Спектакль фантастически красив, как и любая Вселенная Уилсона, но в «Эдипе», помимо фиксации драматических соотношений в переменах ритма, света, звука – есть сцены, которые невероятно самодостаточны, как будто несколько инсталляций поместили в одну под названием «Эдип». Так в центр пустой сцены выходит элегантная женщина в шляпке с вуалью (знаменитая Ангела Винклер), садится на единственный стул, высвеченный прожектором. Под раздающийся из динамиков тягучий неспешный текст, повторяющийся на нескольких языках: «Кто я? Кто моя мать? Кто мой отец?» из одной кулисы в другую медленно идут темные силуэты не актеров, не персонажей – некие фигуры, несущие с собой все новые и новые стулья. Фигуры одна за другой уходят, а пространство сцены постепенно заполняется стульями. Но каждый из них пуст. Только женщина с неизменной улыбкой стоит посередине. И если это не размышление об одиночестве, то что же еще?

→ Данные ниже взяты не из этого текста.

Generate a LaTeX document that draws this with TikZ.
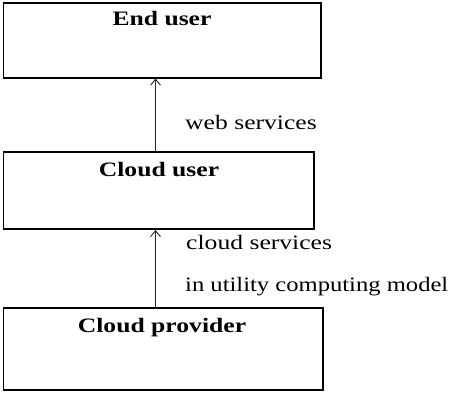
\documentclass[tikz,border=0pt]{standalone}
\usepackage{fontspec}
\setmainfont{Liberation Serif}[FakeStretch=1.25]
\newfontfamily\narrowserif{Liberation Serif}[FakeStretch=1.2]
\usetikzlibrary{arrows.meta}
\begin{document}
\begin{tikzpicture}[x=1pt,y=-1pt,
  box/.style={draw=black,line width=1.6pt,rectangle,inner sep=0pt},
  title/.style={font=\fontsize{20.5}{23}\selectfont\bfseries,anchor=base,inner sep=0pt},
  lbl/.style={font=\fontsize{20.5}{23}\selectfont,anchor=base west,inner sep=0pt},
  flow/.style={draw=black!85,line width=0.9pt,-{Straight Barb[length=6pt,width=10pt,line width=0.9pt]}}]
\useasboundingbox (0,0) rectangle (458,404);
\node[box,minimum width=317.5pt,minimum height=75pt] (enduser) at (162.25,40.5) {};
\node[box,minimum width=310.5pt,minimum height=77pt] (clouduser) at (158.75,190.5) {};
\node[box,minimum width=319.5pt,minimum height=82pt] (provider) at (163.25,349) {};
\node[title] (t1) at (162,26) {End user};
\node[title] (t2) at (159,176) {Cloud user};
\node[title] (t3) at (162,332.5) {Cloud provider};
\node[lbl] (l1) at (185,129) {web services};
\node[lbl] (l2) at (186,249) {cloud services};
\node[lbl,font=\fontsize{20.5}{23}\narrowserif] (l3) at (185,291) {in utility computing model};
\coordinate (a1s) at (155.5,308);
\coordinate (a1e) at (155.5,230);
\coordinate (a2s) at (155.5,152);
\coordinate (a2e) at (155.5,78.5);
\draw[flow] (a1s) -- (a1e);
\draw[flow] (a2s) -- (a2e);
\end{tikzpicture}
\end{document}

«Эдип» – продолжение всех моих работ. Я начинал со спектаклей, в которых не было слов, но постепенно начал их добавлять. Иногда я работал в полной темноте, чтобы услышать все грани звука. Это немного напоминает просмотр телевизора с выключенным звуком, когда концентрируешься на деталях: мимолетное движение брови репортера или что-то еще. Как только ты обращаешь на это внимание, начинаешь читать язык тела, понимать, когда тебе говорят правду, а когда лгут. Или когда я слушаю радио, представляю актера, комнату, в которой происходит запись, и это определенная свобода, позволяющая расслышать звук или увидеть какие-то отдельные детали. Чем-то мой метод работы похож на объединение немого фильма и радиопостановки. Я всегда работаю над визуальным и аудио планами отдельно, а потом совмещаю их и смотрю, как они будут взаимодействовать и усиливать друг друга. Каждая секунда отличается от другой. В этом и заключается интерес жизни – постоянные изменения. Я сейчас прислушиваюсь и слышу шаги, смех, слышу, как женщина говорит. Эта последовательность звуков никогда не повторится. Прелесть театра в том, чтобы испытать что-то, отличное от обычной жизни. Режиссура – это работа одновременно со временем и пространством. Иногда что-то может быть медленнее, что-то быстрее, тише, громче. Но главное я считаю, что театр – это коллективный опыт, который мы получаем все вместе. А еще это то, чего мы никогда не испытываем в нашей обычной жизни.